Sandra Oh stars as an eighteenth-century midwife and moral lodestone.
Early in “The Welkin,” the British playwright Lucy Kirkwood’s period thriller, now at the Linda Gross Theatre, a dozen women appear in something like an eighteenth-century diorama: they are arranged in bas-relief against a black curtain, each obsessively performing a single task. Whump, whump, whump goes a carpet beater; scrape, scrape, scrape grinds a brush against the floor. It’s a cliché, of course, that “women’s work” is backbreaking and soul-crushing, but Kirkwood, who also wrote the Tony-nominated play “The Children”—in which retired nuclear scientists consider sacrificing themselves to shut down a damaged reactor— is interested in what follows the cliché. If work can crush a soul, who’s to blame for the monstrous thing that takes that poor soul’s place?

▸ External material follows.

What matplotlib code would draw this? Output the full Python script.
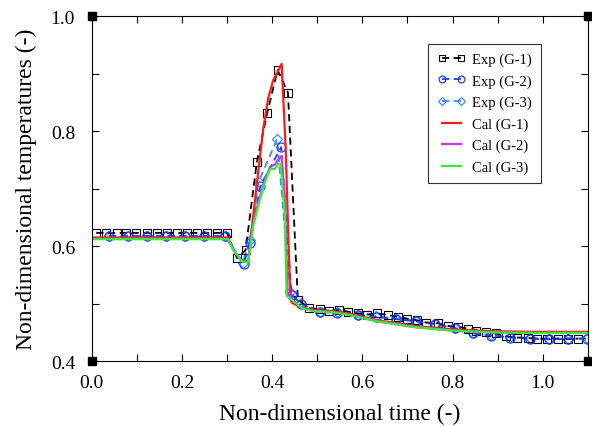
import numpy as np
import matplotlib
matplotlib.use("Agg")
import matplotlib.pyplot as plt
from matplotlib.ticker import MultipleLocator

plt.rcParams["font.family"] = "serif"
plt.rcParams["font.serif"] = ["Liberation Serif", "DejaVu Serif"]

# experimental data (G-1, squares)
exp1_x = [0.010, 0.032, 0.055, 0.077, 0.099, 0.122, 0.144, 0.166, 0.189, 0.211, 0.233, 0.256, 0.278, 0.300,
          0.322, 0.341, 0.366, 0.389, 0.412, 0.435, 0.457, 0.482, 0.506, 0.526, 0.548, 0.568, 0.590, 0.610,
          0.633, 0.657, 0.678, 0.698, 0.721, 0.742, 0.767, 0.789, 0.812, 0.834, 0.852, 0.875, 0.897, 0.919,
          0.943, 0.967, 0.987, 1.010, 1.034, 1.056, 1.078]
exp1_y = [0.623, 0.623, 0.623, 0.623, 0.623, 0.623, 0.623, 0.623, 0.623, 0.623, 0.623, 0.623, 0.623, 0.623,
          0.579, 0.593, 0.746, 0.831, 0.906, 0.867, 0.507, 0.492, 0.490, 0.487, 0.489, 0.486, 0.483, 0.481,
          0.483, 0.480, 0.477, 0.474, 0.471, 0.467, 0.466, 0.461, 0.460, 0.456, 0.453, 0.451, 0.448, 0.443,
          0.441, 0.440, 0.439, 0.439, 0.439, 0.439, 0.439]

# experimental data (G-2, circles)
exp2_x = [0.038, 0.080, 0.122, 0.164, 0.206, 0.248, 0.295, 0.337, 0.350, 0.374, 0.420, 0.443, 0.465,
          0.506, 0.544, 0.590, 0.630, 0.675, 0.718, 0.761, 0.805, 0.846, 0.886, 0.927, 0.972, 1.013,
          1.055, 1.097]
exp2_y = [0.617, 0.617, 0.617, 0.617, 0.617, 0.617, 0.617, 0.569, 0.605, 0.705, 0.772, 0.515, 0.499,
          0.485, 0.484, 0.480, 0.477, 0.473, 0.469, 0.464, 0.457, 0.448, 0.444, 0.441, 0.439, 0.438,
          0.438, 0.439]

# experimental data (G-3, diamonds)
exp3_x = [0.038, 0.080, 0.122, 0.164, 0.206, 0.248, 0.295, 0.335, 0.350, 0.370, 0.411, 0.440, 0.463,
          0.506, 0.544, 0.590, 0.630, 0.675, 0.718, 0.761, 0.805, 0.846, 0.886, 0.927, 0.972, 1.013,
          1.055, 1.097]
exp3_y = [0.618, 0.618, 0.618, 0.618, 0.618, 0.618, 0.618, 0.571, 0.610, 0.712, 0.786, 0.520, 0.501,
          0.486, 0.485, 0.481, 0.478, 0.474, 0.470, 0.465, 0.458, 0.449, 0.445, 0.442, 0.440, 0.439,
          0.439, 0.440]

# calculations
cal1_x = [0.0, 0.302, 0.313, 0.332, 0.347, 0.358, 0.369, 0.380, 0.391, 0.402, 0.421, 0.430, 0.439, 0.443,
          0.452, 0.466, 0.492, 0.533, 0.567, 0.634, 0.718, 0.801, 0.885, 0.969, 1.1]
cal1_y = [0.615, 0.615, 0.595, 0.574, 0.572, 0.653, 0.728, 0.803, 0.856, 0.888, 0.917, 0.769, 0.537, 0.502,
          0.498, 0.493, 0.489, 0.487, 0.483, 0.471, 0.461, 0.455, 0.452, 0.451, 0.451]

cal2_x = [0.0, 0.302, 0.313, 0.332, 0.347, 0.358, 0.369, 0.384, 0.395, 0.406, 0.413, 0.421, 0.428, 0.434,
          0.448, 0.466, 0.492, 0.533, 0.567, 0.634, 0.718, 0.801, 0.885, 0.969, 1.1]
cal2_y = [0.613, 0.613, 0.595, 0.574, 0.572, 0.640, 0.675, 0.715, 0.737, 0.742, 0.750, 0.757, 0.680, 0.520,
          0.505, 0.492, 0.487, 0.485, 0.481, 0.469, 0.459, 0.453, 0.450, 0.449, 0.449]

cal3_x = [0.0, 0.302, 0.313, 0.332, 0.347, 0.358, 0.369, 0.384, 0.395, 0.406, 0.413, 0.419, 0.428, 0.432,
          0.446, 0.466, 0.492, 0.533, 0.567, 0.634, 0.718, 0.801, 0.885, 0.969, 1.1]
cal3_y = [0.612, 0.612, 0.595, 0.574, 0.572, 0.635, 0.670, 0.711, 0.734, 0.734, 0.743, 0.743, 0.653, 0.514,
          0.505, 0.492, 0.487, 0.485, 0.481, 0.469, 0.459, 0.453, 0.450, 0.449, 0.449]

fig = plt.figure(figsize=(5.92, 4.27), dpi=100)
ax = fig.add_axes([0.155, 0.152, 0.838, 0.808])

ax.plot(exp1_x, exp1_y, ls=(0, (4, 2.5)), color="black", lw=1.3, marker="s", ms=6,
        mfc="none", mec="black", mew=0.8, label="Exp (G-1)")
ax.plot(exp2_x, exp2_y, ls=(0, (4, 2.5)), color="#1a3cff", lw=1.3, marker="o", ms=6.5,
        mfc="none", mec="#1a3cff", mew=0.9, label="Exp (G-2)")
ax.plot(exp3_x, exp3_y, ls=(0, (4, 2.5)), color="#3d8cff", lw=1.3, marker="D", ms=5,
        mfc="none", mec="#3d8cff", mew=0.9, label="Exp (G-3)", zorder=1.9)
ax.plot(cal1_x, cal1_y, color="#ff1a1a", lw=1.6, label="Cal (G-1)")
ax.plot(cal2_x, cal2_y, color="#cc33ff", lw=1.6, label="Cal (G-2)")
ax.plot(cal3_x, cal3_y, color="#33ee33", lw=1.6, label="Cal (G-3)")

ax.set_xlim(0, 1.1)
ax.set_ylim(0.4, 1.0)
ax.xaxis.set_minor_locator(MultipleLocator(0.1))
ax.yaxis.set_major_locator(MultipleLocator(0.2))
ax.yaxis.set_minor_locator(MultipleLocator(0.1))
ax.set_xticks([0.0, 0.2, 0.4, 0.6, 0.8, 1.0])
ax.tick_params(which="both", direction="in", top=True, right=True, length=5, width=0.8,
               labelsize=14)
ax.tick_params(axis="y", pad=12)
ax.tick_params(axis="x", pad=9)
for s in ax.spines.values():
    s.set_linewidth(0.8)

# filled squares at the corners of the frame
ax.plot([0, 0, 1, 1], [0, 1, 0, 1], ls="none", marker="s", ms=6, color="black",
        transform=ax.transAxes, clip_on=False, zorder=5)

ax.set_xlabel("Non-dimensional time (-)", fontsize=17, labelpad=9)
ax.set_ylabel("Non-dimensional temperatures (-)", fontsize=17, labelpad=10)

leg = ax.legend(loc="upper right", bbox_to_anchor=(0.905, 0.919), borderaxespad=0,
                fontsize=10.5, frameon=True, fancybox=False, edgecolor="black", numpoints=2,
                handlelength=1.9, handletextpad=0.5, labelspacing=0.55, borderpad=0.6,
                markerscale=0.75)
leg.get_frame().set_linewidth(0.8)

plt.savefig("out.png", dpi=100)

In Kirkwood’s play, directed for the Atlantic Theatre Company by Sarah Benson, a court has already condemned a young married woman, Sally Poppy (Haley Wong), to hang, for helping her lover murder a little girl. We’re pretty sure she did it: the play starts with a candlelit prologue, in which Sally visits her abandoned husband raving and covered in the child’s blood. But Sally has sworn to the judge that she’s pregnant, and, under English common law in 1759, “pleading the belly” could commute the sentence. The judge presses twelve women—a “jury of matrons”— into service to evaluate Sally, sequestering them “without meat, drink, fire and candle,” to hasten their examination along.